SUPPLIED DATA:
++++++++++++++++++++
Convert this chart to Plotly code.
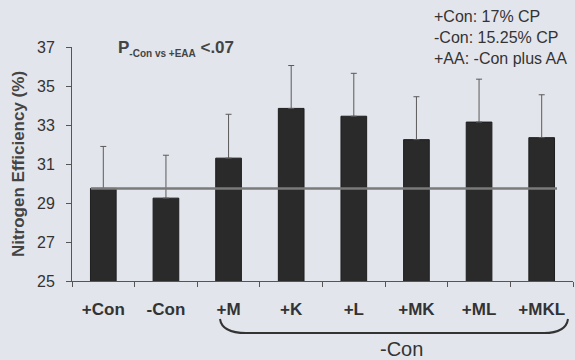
import plotly.graph_objects as go

categories = ["+Con", "-Con", "+M", "+K", "+L", "+MK", "+ML", "+MKL"]
values = [29.75, 29.25, 31.3, 33.85, 33.45, 32.25, 33.15, 32.35]
errors = [2.15, 2.2, 2.25, 2.2, 2.2, 2.2, 2.2, 2.2]
ref_value = 29.75
y_ticks = [25, 27, 29, 31, 33, 35, 37]

BG = "#e3e5ec"
FONT = "Arial, Liberation Sans, sans-serif"

# pixel -> paper helpers (plot area: x 72..573, y 47..281)
L, R, T, B = 72, 573, 47, 281
def px(x):
    return (x - L) / (R - L)
def py(y):
    return (B - y) / (B - T)

fig = go.Figure()
fig.add_trace(go.Bar(
    x=categories, y=values,
    marker=dict(color="#2a2a2a", line=dict(color="#1e1e1e", width=1)),
    error_y=dict(type="data", array=errors, arrayminus=[0]*len(errors), symmetric=False,
                 color="#5a5a5a", thickness=1, width=3),
    width=0.41,
    base=0,
))
# horizontal reference line
fig.add_shape(type="line", xref="paper", yref="y", x0=px(91), x1=px(557),
              y0=ref_value, y1=ref_value, line=dict(color="#7a7a7a", width=2.5))

# brace under the -Con group
path = ("M {a},{b} Q {c},{d} {e},{d} L {f},{d} Q {g},{d} {h},{b}").format(
    a=px(220), b=py(319), c=px(222), d=py(333), e=px(246), f=px(544), g=px(566), h=px(568))
fig.add_shape(type="path", xref="paper", yref="paper", path=path,
              line=dict(color="#333333", width=2))

annotations = [
    dict(text="-Con", x=px(401), y=py(349), xref="paper", yref="paper", showarrow=False,
         font=dict(size=20, color="#333333", family=FONT), xanchor="center", yanchor="middle"),
    dict(text="<b>P<sub><span style='font-size:10px'>-Con vs +EAA</span></sub> <.07</b>",
         x=px(116), y=py(48), xref="paper", yref="paper",
         showarrow=False, font=dict(size=17, color="#444444", family=FONT),
         xanchor="left", yanchor="middle"),
    dict(text="+Con: 17% CP<br>-Con: 15.25% CP<br>+AA: -Con plus AA", x=px(432), y=py(6),
         xref="paper", yref="paper", showarrow=False, align="left",
         font=dict(size=16, color="#333333", family=FONT), xanchor="left", yanchor="top"),
]

fig.update_layout(
    width=575, height=360,
    margin=dict(l=L, r=575 - R, t=T, b=360 - B),
    paper_bgcolor=BG, plot_bgcolor=BG,
    showlegend=False,
    font=dict(family=FONT, color="#333333"),
    annotations=annotations,
)
fig.update_xaxes(
    type="category", showline=True, linecolor="#555555", linewidth=1,
    ticks="outside", tickson="boundaries", ticklen=5, tickcolor="#555555",
    tickfont=dict(size=17, color="#333333", family=FONT), ticklabelstandoff=13,
    tickprefix="<b>", ticksuffix="</b>", showgrid=False, zeroline=False,
)
fig.update_yaxes(
    range=[25, 37], tickvals=y_ticks, showline=True, linecolor="#555555", linewidth=1,
    ticks="outside", ticklen=5, tickcolor="#555555", showgrid=False, zeroline=False,
    tickfont=dict(size=16, color="#333333", family=FONT), tickprefix="<b>", ticksuffix="</b>",
    ticklabelstandoff=8,
    title=dict(text="<b>Nitrogen Efficiency (%)</b>", font=dict(size=17, color="#444444", family=FONT),
               standoff=8),
)
fig.write_html("out.html", config={"displayModeBar": False},
               post_script="document.body.style.margin='0';document.body.style.padding='0';")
++++++++++++++++++++
DESCRIPTION OF THE TASK:
Leave out the pictures and restate everything else word for word.

ANSWER BELOW:
Convert this chart to Plotly code.
import plotly.graph_objects as go

categories = ["+Con", "-Con", "+M", "+K", "+L", "+MK", "+ML", "+MKL"]
values = [29.75, 29.25, 31.3, 33.85, 33.45, 32.25, 33.15, 32.35]
errors = [2.15, 2.2, 2.25, 2.2, 2.2, 2.2, 2.2, 2.2]
ref_value = 29.75
y_ticks = [25, 27, 29, 31, 33, 35, 37]

BG = "#e3e5ec"
FONT = "Arial, Liberation Sans, sans-serif"

# pixel -> paper helpers (plot area: x 72..573, y 47..281)
L, R, T, B = 72, 573, 47, 281
def px(x):
    return (x - L) / (R - L)
def py(y):
    return (B - y) / (B - T)

fig = go.Figure()
fig.add_trace(go.Bar(
    x=categories, y=values,
    marker=dict(color="#2a2a2a", line=dict(color="#1e1e1e", width=1)),
    error_y=dict(type="data", array=errors, arrayminus=[0]*len(errors), symmetric=False,
                 color="#5a5a5a", thickness=1, width=3),
    width=0.41,
    base=0,
))
# horizontal reference line
fig.add_shape(type="line", xref="paper", yref="y", x0=px(91), x1=px(557),
              y0=ref_value, y1=ref_value, line=dict(color="#7a7a7a", width=2.5))

# brace under the -Con group
path = ("M {a},{b} Q {c},{d} {e},{d} L {f},{d} Q {g},{d} {h},{b}").format(
    a=px(220), b=py(319), c=px(222), d=py(333), e=px(246), f=px(544), g=px(566), h=px(568))
fig.add_shape(type="path", xref="paper", yref="paper", path=path,
              line=dict(color="#333333", width=2))

annotations = [
    dict(text="-Con", x=px(401), y=py(349), xref="paper", yref="paper", showarrow=False,
         font=dict(size=20, color="#333333", family=FONT), xanchor="center", yanchor="middle"),
    dict(text="<b>P<sub><span style='font-size:10px'>-Con vs +EAA</span></sub> <.07</b>",
         x=px(116), y=py(48), xref="paper", yref="paper",
         showarrow=False, font=dict(size=17, color="#444444", family=FONT),
         xanchor="left", yanchor="middle"),
    dict(text="+Con: 17% CP<br>-Con: 15.25% CP<br>+AA: -Con plus AA", x=px(432), y=py(6),
         xref="paper", yref="paper", showarrow=False, align="left",
         font=dict(size=16, color="#333333", family=FONT), xanchor="left", yanchor="top"),
]

fig.update_layout(
    width=575, height=360,
    margin=dict(l=L, r=575 - R, t=T, b=360 - B),
    paper_bgcolor=BG, plot_bgcolor=BG,
    showlegend=False,
    font=dict(family=FONT, color="#333333"),
    annotations=annotations,
)
fig.update_xaxes(
    type="category", showline=True, linecolor="#555555", linewidth=1,
    ticks="outside", tickson="boundaries", ticklen=5, tickcolor="#555555",
    tickfont=dict(size=17, color="#333333", family=FONT), ticklabelstandoff=13,
    tickprefix="<b>", ticksuffix="</b>", showgrid=False, zeroline=False,
)
fig.update_yaxes(
    range=[25, 37], tickvals=y_ticks, showline=True, linecolor="#555555", linewidth=1,
    ticks="outside", ticklen=5, tickcolor="#555555", showgrid=False, zeroline=False,
    tickfont=dict(size=16, color="#333333", family=FONT), tickprefix="<b>", ticksuffix="</b>",
    ticklabelstandoff=8,
    title=dict(text="<b>Nitrogen Efficiency (%)</b>", font=dict(size=17, color="#444444", family=FONT),
               standoff=8),
)
fig.write_html("out.html", config={"displayModeBar": False},
               post_script="document.body.style.margin='0';document.body.style.padding='0';")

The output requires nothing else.